CCWIPP is now understood to be pursuing a dual track, filing an appeal against that verdict with the Court of Appeal and initiating a new foreclosure action in the Supreme Court.

Meanwhile, Plainfield has problems of its own, amid a US media storm surrounding its financial viability and reports of investigations into its affairs by the Manhattan district attorney and Connecticut state attorney-general.

Plainfield is engaged in an acrimonious battle with its South Ocean developer partner, Roger Stein and his RHS Ventures company, over ownership and control of the project. Now, the Supreme Court's ruling means that the entity in which they both have an ownership stake is back in charge of the Bahamian resort.

In documents filed with the New York Supreme Court, Mr Stein and RHS Ventures had alleged that Plainfield was attempting to use its position as financing partner to squeeze them out.

The New South Ocean Development Company is controlled by a Cayman-based partnership, which is owned 51 per cent by Plainfield's Seaside Heights, giving it majority control, 1 per cent by RHS Ventures and 48 per cent by one of the latter's affiliates, RHS Holdings.

Yet Mr Stein was alleging that through designing its financing participation in the South Ocean project with loans, rather than equity, Plainfield had positioned itself as New South Ocean Development Company's lead creditor - and could squeeze him out at any time by calling in those loans.

Mr Stein's court and arbitration filings alleged that he had financed his participation with 100 per cent equity, playing $7.56 million for land acquisitions and other pre-development costs.
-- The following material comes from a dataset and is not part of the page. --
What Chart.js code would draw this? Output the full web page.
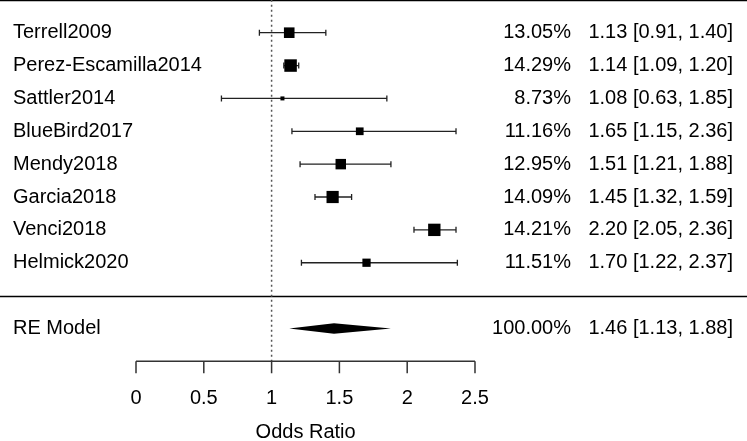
<!DOCTYPE html>
<html>
<head>
<meta charset="utf-8">
<script src="https://cdn.jsdelivr.net/npm/chart.js@4.4.1/dist/chart.umd.min.js"></script>
<style>
  body { margin: 0; background: #fff; }
  canvas { display: block; }
</style>
</head>
<body>
<canvas id="forestChart" width="747" height="441"></canvas>
<script>
// study data, top to bottom
const studies = ['Terrell2009', 'Perez-Escamilla2014', 'Sattler2014', 'BlueBird2017', 'Mendy2018', 'Garcia2018', 'Venci2018', 'Helmick2020'];
const weights = [13.05, 14.29, 8.73, 11.16, 12.95, 14.09, 14.21, 11.51];
const estimates = [1.13, 1.14, 1.08, 1.65, 1.51, 1.45, 2.20, 1.70];
const lower = [0.91, 1.09, 0.63, 1.15, 1.21, 1.32, 2.05, 1.22];
const upper = [1.40, 1.20, 1.85, 2.36, 1.88, 1.59, 2.36, 2.37];

// summary (random effects model)
const summaryLabel = 'RE Model';
const summaryWeight = 100.00;
const summaryEst = 1.46;
const summaryLower = 1.13;
const summaryUpper = 1.88;

// x axis
const tickValues = [0, 0.5, 1, 1.5, 2, 2.5];
const tickLabels = ['0', '0.5', '1', '1.5', '2', '2.5'];
const axisTitle = 'Odds Ratio';
const refLine = 1;

// rows: 8..1 for studies, -1 for summary
const rows = studies.map((s, i) => studies.length - i);
const summaryRow = -1;

const FONT = '20px "Liberation Sans", Arial, sans-serif';
const fmt = v => v.toFixed(2);

// square side in px, scaled between smallest and largest weight
const minW = Math.min(...weights), maxW = Math.max(...weights);
const sides = weights.map(w => 4 + (w - minW) / (maxW - minW) * 8.5);

const forestPlugin = {
    id: 'forest',
    beforeDatasetsDraw(chart) {
        const ctx = chart.ctx;
        const xs = chart.scales.x, ys = chart.scales.y;
        const W = chart.width;
        ctx.save();

        // top rule and separator above the summary
        ctx.strokeStyle = '#000';
        ctx.lineWidth = 1.5;
        [studies.length + 1, 0].forEach(r => {
            const y = Math.round(ys.getPixelForValue(r)) + 0.5;
            ctx.beginPath();
            ctx.moveTo(0, y);
            ctx.lineTo(W, y);
            ctx.stroke();
        });

        // dotted reference line at OR = 1
        const xr = xs.getPixelForValue(refLine);
        ctx.strokeStyle = '#555';
        ctx.lineWidth = 1.5;
        ctx.setLineDash([2, 3]);
        ctx.beginPath();
        ctx.moveTo(xr, ys.getPixelForValue(studies.length + 1));
        ctx.lineTo(xr, ys.getPixelForValue(-2));
        ctx.stroke();
        ctx.setLineDash([]);

        // confidence interval whiskers
        ctx.strokeStyle = '#222';
        ctx.lineWidth = 1.3;
        rows.forEach((r, i) => {
            const y = ys.getPixelForValue(r);
            const x1 = xs.getPixelForValue(lower[i]);
            const x2 = xs.getPixelForValue(upper[i]);
            ctx.beginPath();
            ctx.moveTo(x1, y); ctx.lineTo(x2, y);
            ctx.moveTo(x1, y - 3); ctx.lineTo(x1, y + 3);
            ctx.moveTo(x2, y - 3); ctx.lineTo(x2, y + 3);
            ctx.stroke();
        });

        // summary diamond
        const yd = ys.getPixelForValue(summaryRow);
        const hd = ys.getPixelForValue(summaryRow - 0.16) - yd;
        ctx.fillStyle = '#000';
        ctx.beginPath();
        ctx.moveTo(xs.getPixelForValue(summaryLower), yd);
        ctx.lineTo(xs.getPixelForValue(summaryEst), yd - hd);
        ctx.lineTo(xs.getPixelForValue(summaryUpper), yd);
        ctx.lineTo(xs.getPixelForValue(summaryEst), yd + hd);
        ctx.closePath();
        ctx.fill();

        // x axis
        const ya = ys.getPixelForValue(-2);
        const tickLen = 12;
        ctx.strokeStyle = '#333';
        ctx.lineWidth = 1.5;
        ctx.beginPath();
        ctx.moveTo(xs.getPixelForValue(tickValues[0]), ya);
        ctx.lineTo(xs.getPixelForValue(tickValues[tickValues.length - 1]), ya);
        tickValues.forEach(v => {
            const x = xs.getPixelForValue(v);
            ctx.moveTo(x, ya);
            ctx.lineTo(x, ya + tickLen);
        });
        ctx.stroke();

        // text
        ctx.font = FONT;
        ctx.fillStyle = '#000';
        ctx.textBaseline = 'middle';
        ctx.textAlign = 'center';
        tickValues.forEach((v, i) => {
            ctx.fillText(tickLabels[i], xs.getPixelForValue(v), ys.getPixelForValue(-3.12));
        });
        ctx.fillText(axisTitle, xs.getPixelForValue(refLine) + 34, ys.getPixelForValue(-4.18));

        const allLabels = studies.concat([summaryLabel]);
        const allRows = rows.concat([summaryRow]);
        const allW = weights.concat([summaryWeight]);
        const allEst = estimates.concat([summaryEst]);
        const allLo = lower.concat([summaryLower]);
        const allHi = upper.concat([summaryUpper]);
        allRows.forEach((r, i) => {
            const y = ys.getPixelForValue(r);
            ctx.textAlign = 'left';
            ctx.fillText(allLabels[i], 13, y);
            ctx.textAlign = 'right';
            ctx.fillText(fmt(allW[i]) + '%', 571, y);
            ctx.fillText(fmt(allEst[i]) + ' [' + fmt(allLo[i]) + ', ' + fmt(allHi[i]) + ']', 733, y);
        });

        ctx.restore();
    }
};

const ctx = document.getElementById('forestChart').getContext('2d');
new Chart(ctx, {
    type: 'scatter',
    data: {
        datasets: [{
            label: 'Studies',
            data: estimates.map((e, i) => ({ x: e, y: rows[i] })),
            pointStyle: 'rect',
            pointRadius: sides.map(s => s / Math.SQRT2),
            pointHoverRadius: sides.map(s => s / Math.SQRT2),
            backgroundColor: '#000',
            borderWidth: 0,
        }]
    },
    options: {
        responsive: false,
        animation: false,
        devicePixelRatio: 1,
        layout: { padding: 0, autoPadding: false },
        plugins: {
            legend: { display: false },
            tooltip: { enabled: false },
        },
        scales: {
            x: { type: 'linear', min: -1.003, max: 4.506, display: false },
            y: { type: 'linear', min: -4.425, max: 8.995, display: false },
        }
    },
    plugins: [forestPlugin]
});
</script>
</body>
</html>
Plainfield, on the other hand, through Seaside Heights had lent $75 million and injected a further $42.7 million as equity, taking its total participation to almost $100 million.

In return, Plainfield has alleged that RHS Ventures did not properly use the financing it advanced for the South Ocean project, and failed to provide it with audited financial information.

The dispute is now before the American Arbitration Association, but whatever the verdict it appears that South Ocean could be tied up in legal knots for some time.

The South Ocean redevelopment was originally scheduled to include a 140-room five-star resort; 400-room four-star resort; a 40,000 square foot casino; fractional villas; 180 timeshare units; second homes; a convention centre; marina; tennis facilities and spa.

The draft economic impact study for the South Ocean project projected that it would create 1,358 full-time jobs when fully open, plus 1,200 construction jobs.